Wednesday, January 4, 2012

Smithers & Co. Market Valuation Measures Update

The indicators in this post are designed to coincide with or better yet, forecast what Charlie Dow thought of as the "tides of the market":
“Nothing is more certain than that the market has three well-defined movements which fit into each other. The first is the variation due to local causes and the balance of buying and selling at that particular time. The secondary movement covers a period ranging from 10 days to 60 days, averaging probably between 30 and 40 days. The third movement is the great swing covering from four to six years.”
-Charles Dow
Wall Street Journal editorial
January 4, 1902
They aren't much help in ascertaining the shorter term waves or the hour-to-hour ripples.
They do assist short term positioning in that they guide you toward a less aggressive stance than would be called for by the rightward bias in the historic aggregate of U.S. stock return distributions. See chart after the jump.

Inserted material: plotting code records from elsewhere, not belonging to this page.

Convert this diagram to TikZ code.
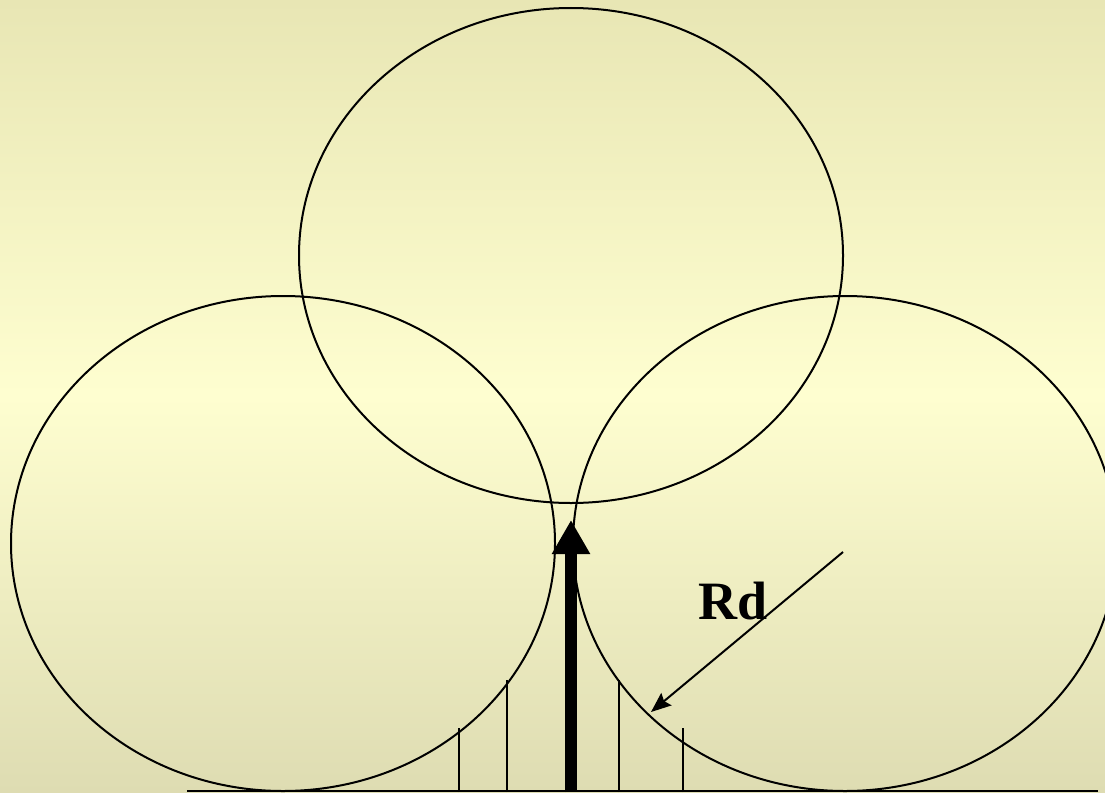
\documentclass[tikz,border=0pt]{standalone}
\usepackage{fontspec}
\setmainfont{Liberation Serif}
\usetikzlibrary{shapes.geometric,arrows.meta}
\definecolor{bgtop}{HTML}{E8E6B4}
\definecolor{bgmid}{HTML}{FEFED0}
\definecolor{bgbot}{HTML}{DEDCB2}
\tikzset{
  circ/.style={ellipse,draw=black,line width=2pt,minimum width=544pt,minimum height=495pt,inner sep=0pt},
  tick/.style={draw=black,line width=2pt},
  thinarrow/.style={draw=black,line width=2pt,-{Stealth[length=20pt,width=16pt,inset=3pt]}},
  bigarrow/.style={draw=black,line width=12pt,-{Triangle[length=34pt,width=36pt]}},
}
\begin{document}
\begin{tikzpicture}[x=1pt,y=-1pt]
\useasboundingbox (0,0) rectangle (1105,792);
\shade[top color=bgtop,bottom color=bgbot,middle color=bgmid,shading angle=0] (0,0) rectangle (1105,792);
\clip (0,0) rectangle (1105,792);
\node[circ] (top) at (571,255.5) {};
\node[circ] (left) at (283,543.5) {};
\node[circ] (right) at (845,543.5) {};
% baseline
\coordinate (b0) at (187,791);
\coordinate (b1) at (1098,791);
\draw[line width=2pt] (b0) -- (b1);
% ticks
\coordinate (t1b) at (459,792); \coordinate (t1t) at (459,728);
\coordinate (t2b) at (507,792); \coordinate (t2t) at (507,680);
\coordinate (t3b) at (619,792); \coordinate (t3t) at (619,680);
\coordinate (t4b) at (683,792); \coordinate (t4t) at (683,728);
\draw[tick] (t1b) -- (t1t);
\draw[tick] (t2b) -- (t2t);
\draw[tick] (t3b) -- (t3t);
\draw[tick] (t4b) -- (t4t);
% big arrow
\coordinate (ab) at (571,792);
\coordinate (at) at (571,520);
\draw[bigarrow] (ab) -- (at);
% Rd arrow
\coordinate (rs) at (843,552);
\coordinate (re) at (651,712);
\draw[thinarrow] (rs) -- (re);
\node[font=\fontsize{54}{60}\selectfont\bfseries,inner sep=0pt] (rd) at (733,601) {Rd};
\end{tikzpicture}
\end{document}
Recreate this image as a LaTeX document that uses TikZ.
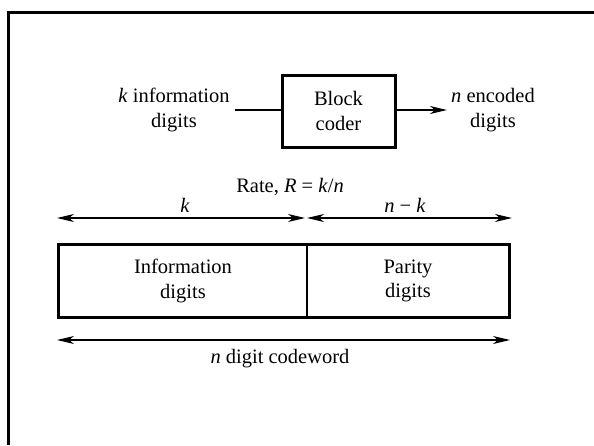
\documentclass[tikz,border=0pt]{standalone}
\usepackage{fontspec}
\setmainfont{Liberation Serif}
\usetikzlibrary{arrows.meta}
\begin{document}
\begin{tikzpicture}[x=1pt,y=-1pt,
  every node/.style={font=\fontsize{20.5}{24.5}\selectfont, inner sep=0pt},
  lab/.style={align=center},
  blockbox/.style={draw, line width=3pt, minimum width=113pt, minimum height=72pt, align=center},
  cell/.style={draw, line width=1.1pt, align=center, minimum height=72pt},
  conn/.style={line width=1.4pt},
  tip/.style={-{Stealth[length=17pt,width=8pt,inset=5pt]}},
  dim/.style={line width=1.5pt, {Stealth[length=17pt,width=8pt,inset=5pt]}-{Stealth[length=17pt,width=8pt,inset=5pt]}},
  frameline/.style={line width=2.2pt}
]
\useasboundingbox (0,0) rectangle (594,445);
% frame
\draw[frameline] (8.5,445) -- (8.5,12.5) -- (594,12.5);
% top block diagram
\node[blockbox] (box) at (338.5,111) {Block\\coder};
\node[lab] (inp) at (174,110) {\textit{k} information\\digits};
\node[lab] (out) at (493,110) {\textit{n} encoded\\digits};
\draw[conn] ([xshift=5pt]inp.east) -- (inp.east -| box.west);
\draw[conn,tip] (box.east |- out.west) -- ([xshift=-4pt]out.west);
% rate
\node[lab,anchor=base] (rate) at (290,192) {Rate, \textit{R} = \textit{k}/\textit{n}};
% dimension arrows
\coordinate (a1) at (57,218);
\coordinate (a2) at (305,218);
\coordinate (a3) at (307,218);
\coordinate (a4) at (512,218);
\draw[dim] (a1) -- (a2);
\draw[dim] (a3) -- (a4);
\node[lab,anchor=base] (kl) at (185,212) {\textit{k}};
\node[lab,anchor=base] (nkl) at (405,212) {\textit{n} − \textit{k}};
% codeword
\node[cell, minimum width=248pt] (info) at (183,281) {Information\\digits};
\node[cell, minimum width=202pt] (par) at (408,281) {Parity\\digits};
\draw[line width=2.8pt] (info.north west) rectangle (par.south east);
% bottom
\coordinate (b1) at (57,340);
\coordinate (b2) at (510,340);
\draw[dim] (b1) -- (b2);
\node[lab,anchor=base] (cw) at (280,363) {\textit{n} digit codeword};
\end{tikzpicture}
\end{document}
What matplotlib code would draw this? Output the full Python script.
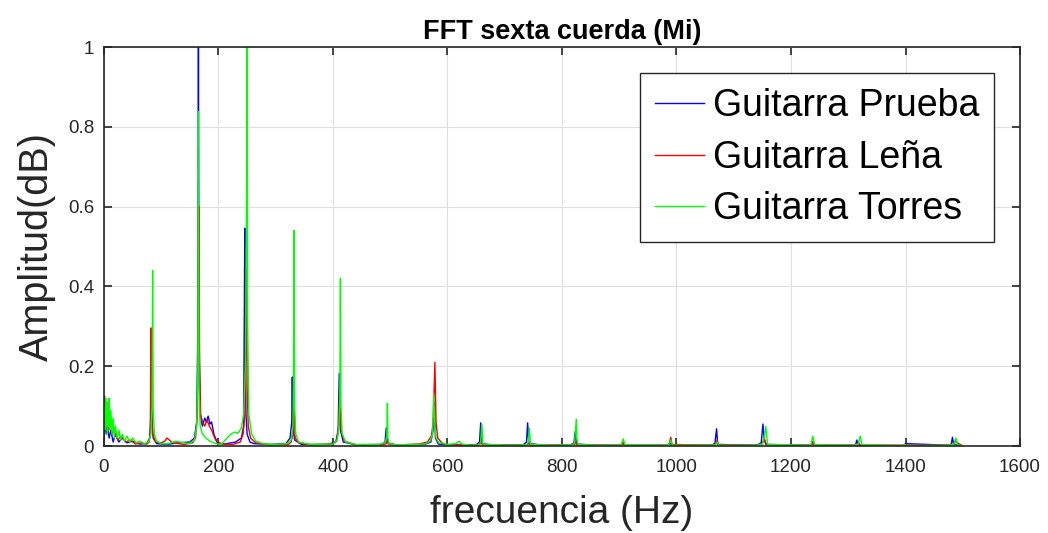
import matplotlib
matplotlib.use('Agg')
import matplotlib.pyplot as plt
import numpy as np

plt.rcParams['font.family'] = ['Liberation Sans', 'DejaVu Sans']

# Guitarra Prueba (blue)
f_prueba = [0, 2, 4, 6, 9, 12, 16, 20, 26, 32, 40, 50, 62, 75,
            80, 82, 83, 84, 86, 92,
            110, 130, 150, 158, 162, 164, 165, 166, 168,
            172, 176, 179, 182, 185, 188, 192, 198,
            210, 230, 240, 244, 246, 247, 248, 250, 255, 262,
            290, 318, 325, 328, 329, 330, 333, 345,
            390, 405, 409, 411, 413, 418, 440,
            485, 491, 493, 495, 510,
            560, 571, 575, 577, 579, 584, 600,
            650, 656, 658, 660, 680,
            732, 738, 740, 742, 770,
            815, 821, 823, 825, 860,
            900, 905, 907, 909, 980, 987, 989, 991,
            1060, 1067, 1070, 1072, 1140, 1148, 1151, 1153, 1156,
            1230, 1236, 1238, 1240, 1310, 1313, 1315, 1317,
            1395, 1398, 1400, 1475, 1480, 1482, 1484, 1499]
a_prueba = [0.02, 0.06, 0.03, 0.05, 0.02, 0.04, 0.01, 0.03, 0.01, 0.02, 0.008, 0.012, 0.005, 0.006,
            0.02, 0.08, 0.29, 0.06, 0.02, 0.006,
            0.004, 0.008, 0.01, 0.02, 0.06, 0.3, 1.0, 0.3, 0.08,
            0.05, 0.07, 0.06, 0.075, 0.055, 0.06, 0.03, 0.008,
            0.005, 0.01, 0.02, 0.05, 0.546, 0.2, 0.08, 0.03, 0.01, 0.006,
            0.004, 0.006, 0.02, 0.06, 0.173, 0.05, 0.015, 0.004,
            0.004, 0.01, 0.04, 0.182, 0.04, 0.01, 0.003,
            0.004, 0.01, 0.045, 0.008, 0.003,
            0.004, 0.01, 0.04, 0.11, 0.02, 0.005, 0.003,
            0.003, 0.01, 0.058, 0.006, 0.002,
            0.003, 0.01, 0.058, 0.006, 0.002,
            0.003, 0.008, 0.036, 0.005, 0.002,
            0.002, 0.004, 0.008, 0.002, 0.002, 0.004, 0.008, 0.002,
            0.002, 0.006, 0.043, 0.004, 0.002, 0.008, 0.055, 0.02, 0.004,
            0.002, 0.004, 0.01, 0.002, 0.002, 0.004, 0.015, 0.002,
            0.001, 0.003, 0.006, 0.002, 0.005, 0.022, 0.004, 0.001]

# Guitarra Leña (red)
f_lena = [0, 1, 3, 5, 7, 10, 14, 18, 24, 30, 38, 46, 55, 65, 75,
          79, 81, 82, 83, 85, 90, 100, 106, 110, 120, 140, 155,
          160, 163, 165, 166, 167, 169, 172, 176, 180, 184, 188, 195, 205,
          225, 238, 243, 246, 248, 249, 250, 252, 256, 265, 290,
          322, 327, 330, 332, 334, 340, 360,
          400, 407, 410, 412, 414, 420, 440,
          488, 493, 495, 497, 510,
          550, 565, 572, 575, 578, 580, 583, 590, 600, 620,
          650, 657, 659, 661, 680, 735, 740, 742, 744, 770,
          815, 822, 824, 826, 860, 900, 905, 907, 909,
          980, 987, 990, 992, 1060, 1068, 1071, 1073,
          1140, 1150, 1153, 1155, 1158, 1230, 1237, 1239, 1241,
          1310, 1316, 1318, 1320, 1400, 1480, 1484, 1486, 1499]
a_lena = [0.1, 0.125, 0.05, 0.11, 0.04, 0.08, 0.03, 0.04, 0.015, 0.025, 0.01, 0.015, 0.005, 0.008, 0.005,
          0.01, 0.04, 0.296, 0.08, 0.03, 0.01, 0.008, 0.012, 0.02, 0.008, 0.004, 0.008,
          0.02, 0.08, 0.3, 0.6, 0.2, 0.08, 0.06, 0.05, 0.065, 0.05, 0.04, 0.015, 0.005,
          0.004, 0.01, 0.03, 0.08, 0.3, 0.5, 0.15, 0.05, 0.02, 0.008, 0.003,
          0.004, 0.01, 0.03, 0.1, 0.02, 0.008, 0.003,
          0.005, 0.015, 0.05, 0.15, 0.04, 0.012, 0.003,
          0.003, 0.006, 0.015, 0.005, 0.002,
          0.005, 0.01, 0.025, 0.06, 0.21, 0.06, 0.02, 0.008, 0.003, 0.003,
          0.002, 0.005, 0.012, 0.003, 0.002, 0.002, 0.004, 0.01, 0.002, 0.002,
          0.002, 0.004, 0.012, 0.002, 0.002, 0.002, 0.004, 0.01, 0.002,
          0.002, 0.005, 0.022, 0.004, 0.002, 0.004, 0.015, 0.003,
          0.002, 0.005, 0.02, 0.01, 0.003, 0.002, 0.004, 0.012, 0.002,
          0.002, 0.004, 0.01, 0.002, 0.002, 0.002, 0.004, 0.012, 0.001]

# Guitarra Torres (green)
f_torres = [0, 1, 2, 3, 4, 5, 6, 7, 8, 9, 10, 12, 14, 16, 18, 20, 23, 26, 29, 32, 36, 40, 45, 50, 56, 62, 70, 78,
            82, 84, 85, 86, 88, 92, 100, 110, 125, 140, 150, 158, 162,
            164, 165, 166, 168, 172, 178, 185, 195, 205, 215, 222, 228, 234, 240, 244,
            247, 249, 250, 251, 253, 258, 265, 280, 300, 320,
            327, 330, 331, 332, 333, 335, 340, 360, 400,
            407, 410, 412, 413, 414, 416, 422, 440, 480,
            491, 494, 495, 496, 498, 510, 560,
            570, 574, 576, 577, 578, 580, 585, 600, 615, 620, 625, 640,
            655, 658, 660, 662, 700, 738, 741, 743, 745, 780,
            818, 822, 825, 826, 828, 860, 900, 904, 907, 910, 980, 987, 990, 993,
            1060, 1068, 1071, 1074, 1140, 1150, 1153, 1156, 1159, 1230, 1235, 1238, 1241,
            1310, 1317, 1321, 1324, 1395, 1399, 1402, 1475, 1485, 1488, 1491, 1499]
a_torres = [0.05, 0.1, 0.04, 0.12, 0.06, 0.11, 0.03, 0.1, 0.05, 0.12, 0.04, 0.09, 0.03, 0.07, 0.02, 0.05, 0.02, 0.04,
            0.015, 0.03, 0.012, 0.025, 0.01, 0.02, 0.008, 0.012, 0.006, 0.01,
            0.03, 0.1, 0.44, 0.1, 0.03, 0.012, 0.006, 0.005, 0.012, 0.008, 0.006, 0.015, 0.05,
            0.2, 0.838, 0.15, 0.05, 0.03, 0.02, 0.012, 0.006, 0.004, 0.02, 0.03, 0.035, 0.032, 0.045, 0.08,
            0.2, 0.6, 1.0, 0.3, 0.08, 0.03, 0.012, 0.005, 0.004, 0.006,
            0.015, 0.05, 0.15, 0.54, 0.1, 0.03, 0.01, 0.004, 0.005,
            0.015, 0.04, 0.12, 0.42, 0.1, 0.03, 0.01, 0.004, 0.004,
            0.008, 0.025, 0.107, 0.02, 0.006, 0.003, 0.005,
            0.012, 0.03, 0.13, 0.09, 0.05, 0.02, 0.008, 0.004, 0.006, 0.012, 0.005, 0.002,
            0.003, 0.01, 0.055, 0.005, 0.002, 0.003, 0.01, 0.045, 0.004, 0.002,
            0.003, 0.008, 0.067, 0.02, 0.004, 0.002, 0.002, 0.005, 0.018, 0.003, 0.002, 0.004, 0.015, 0.002,
            0.002, 0.003, 0.01, 0.002, 0.002, 0.005, 0.02, 0.049, 0.004, 0.002, 0.004, 0.025, 0.003,
            0.002, 0.004, 0.025, 0.003, 0.001, 0.004, 0.001, 0.002, 0.005, 0.02, 0.003, 0.001]

series = [
    (f_prueba, a_prueba, '#0000ff', 'Guitarra Prueba'),
    (f_lena, a_lena, '#ff0000', 'Guitarra Leña'),
    (f_torres, a_torres, '#00ff00', 'Guitarra Torres'),
]

fig = plt.figure(figsize=(10.48, 5.33), dpi=100)
ax = fig.add_axes([0.0992, 0.1632, 0.8741, 0.7486])

for f, a, c, lab in series:
    ax.plot(f, a, color=c, linewidth=1.0, label=lab)

ax.set_xlim(0, 1600)
ax.set_ylim(0, 1)
ax.set_xticks(np.arange(0, 1601, 200))
ax.set_yticks([0, 0.2, 0.4, 0.6, 0.8, 1])
ax.set_yticklabels(['0', '0.2', '0.4', '0.6', '0.8', '1'])
ax.grid(True, color='#dfdfdf', linewidth=0.8)
ax.set_axisbelow(True)
for s in ax.spines.values():
    s.set_color('#262626')
    s.set_linewidth(1.2)
ax.tick_params(direction='in', top=True, right=True, length=6, width=1.2,
               colors='#262626', labelsize=13.5, labelcolor='#262626', pad=7)
ax.tick_params(axis='x', pad=9)

ax.set_title('FFT sexta cuerda (Mi)', fontsize=19.5, fontweight='bold', pad=6)
ax.set_xlabel('frecuencia (Hz)', fontsize=28, color='#262626', labelpad=14)
ax.set_ylabel('Amplitud(dB)', fontsize=28.5, color='#262626', labelpad=9)

leg = ax.legend(loc='upper right', bbox_to_anchor=(0.972, 0.935), fontsize=27,
                frameon=True, fancybox=False, framealpha=1, edgecolor='#262626',
                handlelength=1.3, handletextpad=0.25, borderpad=0.4, labelspacing=0.42,
                borderaxespad=0)
leg.get_frame().set_linewidth(1.0)

fig.savefig('out.png', dpi=100)
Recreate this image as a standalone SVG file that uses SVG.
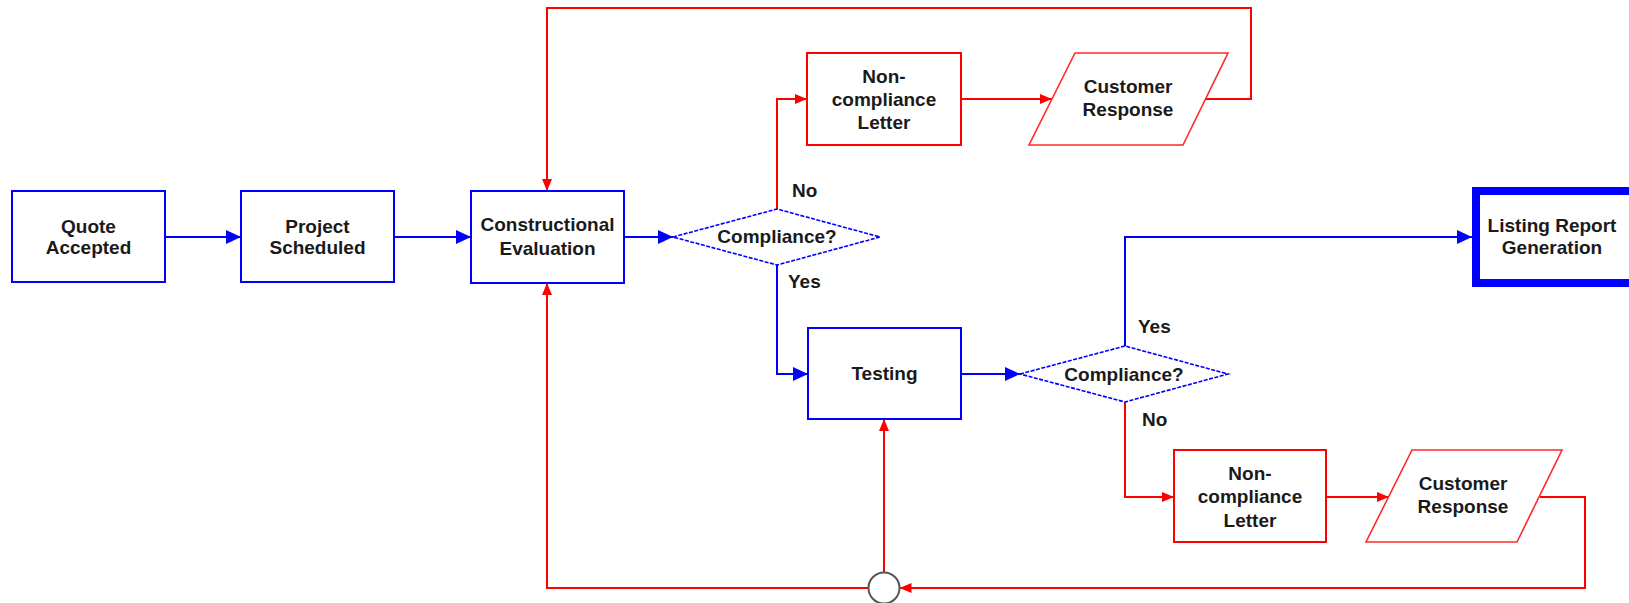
<svg xmlns="http://www.w3.org/2000/svg" width="1629" height="603" viewBox="0 0 1629 603">
<style>
text{font-family:"Liberation Sans",Arial,sans-serif;font-weight:bold;font-size:19px;fill:#1a1a1a;text-anchor:middle}
.lbl{text-anchor:start}
.bbox{fill:#fff;stroke:#0000ff;stroke-width:2}
.rbox{fill:#fff;stroke:#ff0000;stroke-width:2}
.para{fill:#fff;stroke:#ff2a2a;stroke-width:1.6}
.dia{fill:#fff;stroke:#0000ff;stroke-width:1.6;stroke-dasharray:4 1.5}
.bl{fill:none;stroke:#0000ff;stroke-width:2;marker-end:url(#ab)}
.rl{fill:none;stroke:#ff0000;stroke-width:2;marker-end:url(#ar)}
.rln{fill:none;stroke:#ff0000;stroke-width:2}
</style>
<defs>
<marker id="ab" markerUnits="userSpaceOnUse" markerWidth="16" markerHeight="16" refX="15" refY="7" orient="auto"><path d="M0,0 L15,7 L0,14 z" fill="#0000ff"/></marker>
<marker id="ar" markerUnits="userSpaceOnUse" markerWidth="14" markerHeight="12" refX="12" refY="5" orient="auto"><path d="M0,0 L12,5 L0,10 z" fill="#ff0000"/></marker>
</defs>
<rect width="1629" height="603" fill="#fff"/>
<g id="connectors">
<path class="bl" d="M165,237 H241"/>
<path class="bl" d="M394,237 H471"/>
<path class="bl" d="M624,237 H673"/>
<path class="rl" d="M777,209 V99 H807"/>
<path class="rl" d="M961,99 H1052"/>
<path class="rl" d="M1206,99 H1251 V8 H547 V191"/>
<path class="bl" d="M777,265 V374 H808"/>
<path class="bl" d="M961,374 H1020"/>
<path class="bl" d="M1125,346 V237 H1472"/>
<path class="rl" d="M1125,402 V497 H1174"/>
<path class="rl" d="M1326,497 H1389"/>
<path class="rl" d="M1540,497 H1585 V588 H899.5"/>
<path class="rl" d="M884,572.5 V419"/>
<path class="rl" d="M868.5,588 H547 V283"/>
</g>
<g id="quote"><rect class="bbox" x="12" y="191" width="153" height="91"/><text x="88.5" y="233">Quote</text><text x="88.5" y="254">Accepted</text></g>
<g id="project"><rect class="bbox" x="241" y="191" width="153" height="91"/><text x="317.5" y="233">Project</text><text x="317.5" y="254">Scheduled</text></g>
<g id="constructional"><rect class="bbox" x="471" y="191" width="153" height="92"/><text x="547.5" y="231">Constructional</text><text x="547.5" y="255">Evaluation</text></g>
<g id="compliance1"><polygon class="dia" points="673,237 777,209 880,237 777,265"/><text x="777" y="243">Compliance?</text></g>
<g id="label-no1"><text class="lbl" x="792" y="197">No</text></g>
<g id="label-yes1"><text class="lbl" x="788" y="288">Yes</text></g>
<g id="noncompliance1"><rect class="rbox" x="807" y="53" width="154" height="92"/><text x="884" y="83">Non-</text><text x="884" y="106">compliance</text><text x="884" y="129">Letter</text></g>
<g id="response1"><polygon class="para" points="1075,53 1228,53 1183,145 1029,145"/><text x="1128" y="93">Customer</text><text x="1128" y="116">Response</text></g>
<g id="testing"><rect class="bbox" x="808" y="328" width="153" height="91"/><text x="884.5" y="380">Testing</text></g>
<g id="compliance2"><polygon class="dia" points="1020,374 1125,346 1228,374 1125,402"/><text x="1124" y="381">Compliance?</text></g>
<g id="label-yes2"><text class="lbl" x="1138" y="333">Yes</text></g>
<g id="label-no2"><text class="lbl" x="1142" y="426">No</text></g>
<g id="listing"><rect x="1476" y="191" width="160" height="92" fill="#fff" stroke="#0000ff" stroke-width="8"/><text x="1552" y="232">Listing Report</text><text x="1552" y="254">Generation</text></g>
<g id="noncompliance2"><rect class="rbox" x="1174" y="450" width="152" height="92"/><text x="1250" y="480">Non-</text><text x="1250" y="503">compliance</text><text x="1250" y="527">Letter</text></g>
<g id="response2"><polygon class="para" points="1412,450 1562,450 1517,542 1366,542"/><text x="1463" y="490">Customer</text><text x="1463" y="513">Response</text></g>
<g id="junction"><circle cx="884" cy="588" r="15.5" fill="#fff" stroke="#555" stroke-width="2"/></g>
</svg>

From The Daily Capitalist:
Updating Smithers: Continued Caution for Stock Bulls
I have frequently referred to a chart produced by a British analyst, Andrew Smithers (then click on “q and FAQs”,) who brilliantly (fortuitously) published a book in March 2000 proclaiming stocks to be in the greatest bubble in history- the very month that the NASDAQ peaked over 5100.  Every three months, he updates graphically and descriptively two of the parameters he and his associates have computed that historically have had a very strong track record in predicting the course of stock prices over an appropriate period of time.  These parameters are the cyclically-averaged price-earnings (CAPE) ratio for the past 10 years and a version of Tobin’s q – a ratio which measures replacement value of corporate assets, and which he argues more than adequately account for intangible but “real” assets such as intellectual property.  Here is his updated chart, using data as of 9/30/2011:


Here is his description, with an update to account for stock prices just a bit lower than year-end prices:
With the publication of the Flow of Funds data up to 30th September, 2011 (on 8th December, 2011) we have updated our calculations for q and CAPE. There has been a 1.6% rise in net worth over the quarter, due to a rise of 10.7% in the current value of real estate. This was despite a downward revision to net worth in Q2 2011 of 1.4%, mainly due to an upward revision of 2.8% in debt.
Both q and CAPE include data for the year ending 30th September, 2011. (99% of EPS for the S&P 500 being available by 8th December, 2011). At that date the S&P 500 was at 1131.42 and US non-financials were overvalued by 26.5% according to q and quoted shares, including financials, were overvalued by 37.5% according to CAPE. (It should be noted that we use geometric rather than arithmetic means in our calculations.)
As at 8th December, 2011 with the S&P 500 at 1234.35 the overvaluation by the relevant measures was 38% for non-financials and 50% for quoted shares.
Although the overvaluation of the stock market is well short of the extremes reached at the year ends of 1929 and 1999, it has reached the other previous peaks of 1906, 1936 and 1968.
CAPE measures earnings and q estimates the real value of capital employed (assets) in a business; these are complementary measures.  Interestingly, they track each other fairly closely.  Eyeballing it and trying to mentally average the two lines over the entire time period, I conclude that stocks have cycled between 0.6 and -0.6 for the past 111 years.  There are two equal and opposite extreme periods outside of those levels.  One was the World War I years extending into the early 1920s, when stock prices were extremely depressed by the combination of first near-hyperinflation during the war and then by severe price deflation (the gold standard at work correcting much of the price inflation), and then the late 1990s into the early 21st century, when the opposite occurred:  steady economic growth with declining price inflation (as Asia imploded in the late 1990s, the U.S. was able to import “deflation”).  Note that the so-called Great Crash never got as depressed by these measures as in the 1920-21 depression and in the run-up to it.

My guess for a variety of reasons is that one of these days, we will look at this chart and find both CAPE and q well below the zero line.  Given that the SPY fund that mimics the S&P 500 index currently yields 1.96%, and given that even with asset growth to gradually prop up q, and also given decent increases in CAPE as 2002-4 earnings get replaced with presumably higher earnings (if for no other reason than inflation and population growth), there is a substantial chance that at some point in the next five years, a large drop in the stock indices is likely to occur that will be greater than dividends received.  Thus stocks remain risky relative to cash-like, near-zero-yielding instruments, 2012 significant cyclical economic downturn or not....MORE

The 'normal' (actually lognormal) distribution is the familiar bell curve. Here's a chart of yearly returns via Bogleheads:
Image

The same rightward shift is seen in the monthly and daily distributions, to the point that over the 30,000 or so trading days between the creation of the Dow Jones Industrial Average and Spring 2007 the market was up on 52.67% of those days. (Hulbert)

There is a huge caveat to my statistical fooling around:

We only have one U.S. market history and that history is strognly influence if not created by the socio-economic backdrop of the country's rise to the position of largest economy in the world, the distribution, lumpy as it may be, of the wealth created by this economy and on and on.
Past performance really is no guarantee of future results.